The referendum revealed considerable scepticism towards the EU.
I am not blind to this scepticism. I, too, believe that there are many things we do best ourselves: How we organise our welfare society and how we distribute the public goods we create ourselves. This is something we must decide ourselves.
However, we must not forget that close cooperation in Europe is necessary for a small country. That a large common market makes Denmark more prosperous and creates more jobs. And that cooperation is decisive for the countries to respond to common challenges. Pollution. Cross-border crime. Competition from other parts of the world.
Irrespective of the fact that we, at times, find that the EU interferes too much, it is also by being part of the EU that we protect and take care of Denmark.
The referendum on 3 December revealed not only scepticism towards the EU. It also revealed a crisis of confidence between large parts of the population and those of us who are politicians at Christiansborg (the Danish Parliament).
I believe that this lack of confidence is due to several factors: Promises that were not kept. Personal matters that came to dominate the agenda. Complicated problems that were made to look too simple.
We need a better dialogue with each other. Where we listen, also – and perhaps in particular – to those we disagree with. Where we recognise that every issue has more than one side. I wish to contribute to that.

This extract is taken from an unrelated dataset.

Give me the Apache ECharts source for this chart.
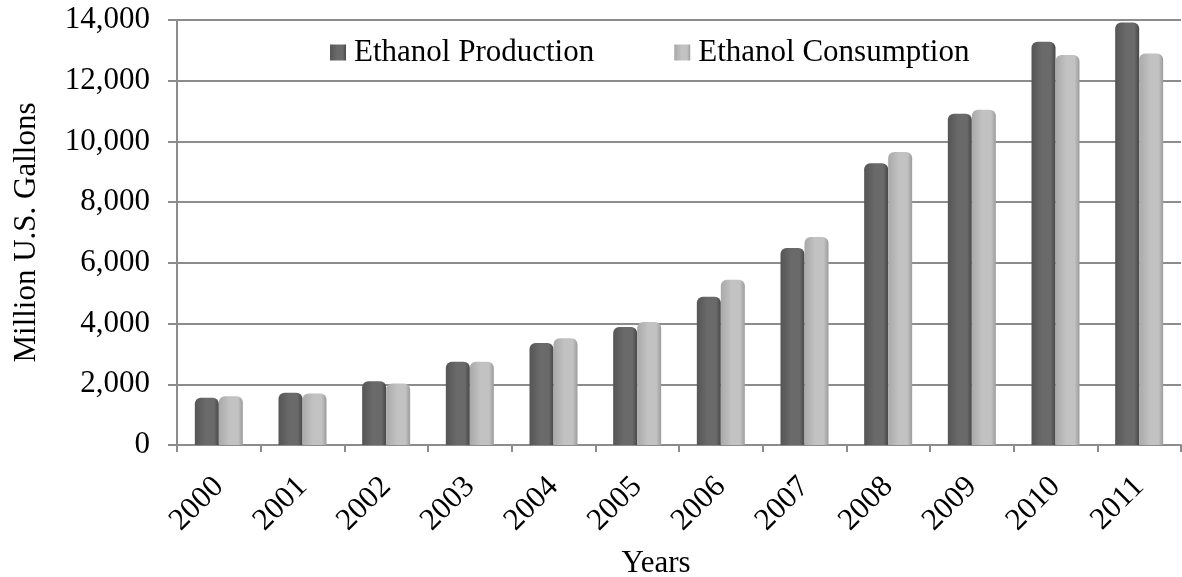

The point is: If we lose the ability to speak with each other, wherever we are in society, we will lose something that is very Danish. I think - and this may sound a little formal – that we will lose the special characteristic of our democracy. Equality among people. Respect for other people’s points of view. Decency. The broad cooperation on which Denmark is based.
That must not happen.
We need to speak openly and honestly about the problems, listen to each other and find solutions together. It is only through the ability to speak together and cooperate that we can protect and take care of Denmark together.
With this request to all of us, I would like to wish you all a Happy New Year!